SUPPLIED DATA:
########
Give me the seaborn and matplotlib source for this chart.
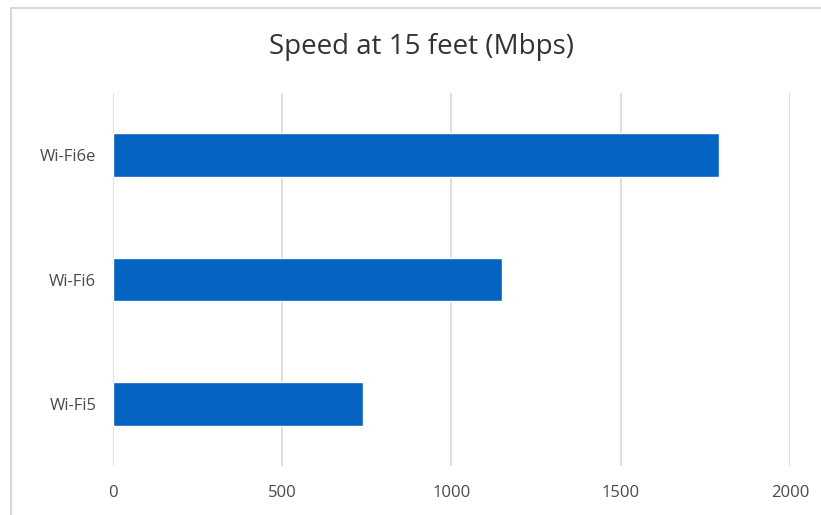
########
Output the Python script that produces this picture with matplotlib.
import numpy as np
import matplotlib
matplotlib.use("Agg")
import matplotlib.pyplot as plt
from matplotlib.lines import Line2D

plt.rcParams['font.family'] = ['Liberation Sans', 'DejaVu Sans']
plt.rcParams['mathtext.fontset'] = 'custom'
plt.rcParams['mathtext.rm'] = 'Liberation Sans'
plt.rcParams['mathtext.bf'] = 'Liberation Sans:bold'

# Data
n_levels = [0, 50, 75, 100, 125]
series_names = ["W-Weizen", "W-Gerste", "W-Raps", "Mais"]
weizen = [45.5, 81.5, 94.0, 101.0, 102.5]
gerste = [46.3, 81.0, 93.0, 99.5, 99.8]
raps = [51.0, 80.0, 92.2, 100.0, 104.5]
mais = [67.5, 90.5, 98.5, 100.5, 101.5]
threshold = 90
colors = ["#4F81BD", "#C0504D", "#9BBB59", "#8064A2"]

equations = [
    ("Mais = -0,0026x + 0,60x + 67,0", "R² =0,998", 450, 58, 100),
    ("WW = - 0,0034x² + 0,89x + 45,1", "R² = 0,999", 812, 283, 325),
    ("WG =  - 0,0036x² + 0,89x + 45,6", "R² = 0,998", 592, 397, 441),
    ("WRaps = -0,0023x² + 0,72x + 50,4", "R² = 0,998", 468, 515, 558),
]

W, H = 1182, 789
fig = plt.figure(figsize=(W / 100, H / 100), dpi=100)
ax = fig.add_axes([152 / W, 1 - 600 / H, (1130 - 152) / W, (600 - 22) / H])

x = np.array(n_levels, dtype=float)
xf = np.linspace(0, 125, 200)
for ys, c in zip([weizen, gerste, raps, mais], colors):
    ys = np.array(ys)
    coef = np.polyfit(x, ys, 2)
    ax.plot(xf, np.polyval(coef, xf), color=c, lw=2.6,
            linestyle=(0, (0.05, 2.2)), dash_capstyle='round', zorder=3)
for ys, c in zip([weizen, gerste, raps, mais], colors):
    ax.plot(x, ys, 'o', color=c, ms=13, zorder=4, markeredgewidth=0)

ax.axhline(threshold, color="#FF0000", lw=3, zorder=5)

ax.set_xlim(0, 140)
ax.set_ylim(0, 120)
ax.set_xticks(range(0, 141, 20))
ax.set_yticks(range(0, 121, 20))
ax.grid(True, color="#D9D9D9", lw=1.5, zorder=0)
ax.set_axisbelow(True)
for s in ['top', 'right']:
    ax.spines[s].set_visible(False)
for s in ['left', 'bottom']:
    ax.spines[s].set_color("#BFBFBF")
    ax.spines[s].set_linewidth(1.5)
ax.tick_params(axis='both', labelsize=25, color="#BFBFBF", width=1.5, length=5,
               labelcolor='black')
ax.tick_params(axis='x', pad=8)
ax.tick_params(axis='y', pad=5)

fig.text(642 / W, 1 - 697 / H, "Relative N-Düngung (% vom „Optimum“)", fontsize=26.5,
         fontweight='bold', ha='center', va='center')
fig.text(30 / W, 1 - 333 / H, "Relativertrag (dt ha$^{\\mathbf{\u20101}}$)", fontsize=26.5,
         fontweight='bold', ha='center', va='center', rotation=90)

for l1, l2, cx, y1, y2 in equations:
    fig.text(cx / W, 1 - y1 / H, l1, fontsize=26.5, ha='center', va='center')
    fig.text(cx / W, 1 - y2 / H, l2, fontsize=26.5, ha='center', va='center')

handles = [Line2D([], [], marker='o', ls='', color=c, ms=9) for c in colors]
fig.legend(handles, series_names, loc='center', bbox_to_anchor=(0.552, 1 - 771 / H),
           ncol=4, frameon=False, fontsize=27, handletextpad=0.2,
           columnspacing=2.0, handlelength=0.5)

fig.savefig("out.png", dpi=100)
########
TASK DIRECTIONS:
Pick out all lines containing the string "matplotlib".

SOLUTION TO THIS PROBLEM:
Give me the seaborn and matplotlib source for this chart.
Output the Python script that produces this picture with matplotlib.
import matplotlib
matplotlib.use("Agg")
import matplotlib.pyplot as plt
from matplotlib.lines import Line2D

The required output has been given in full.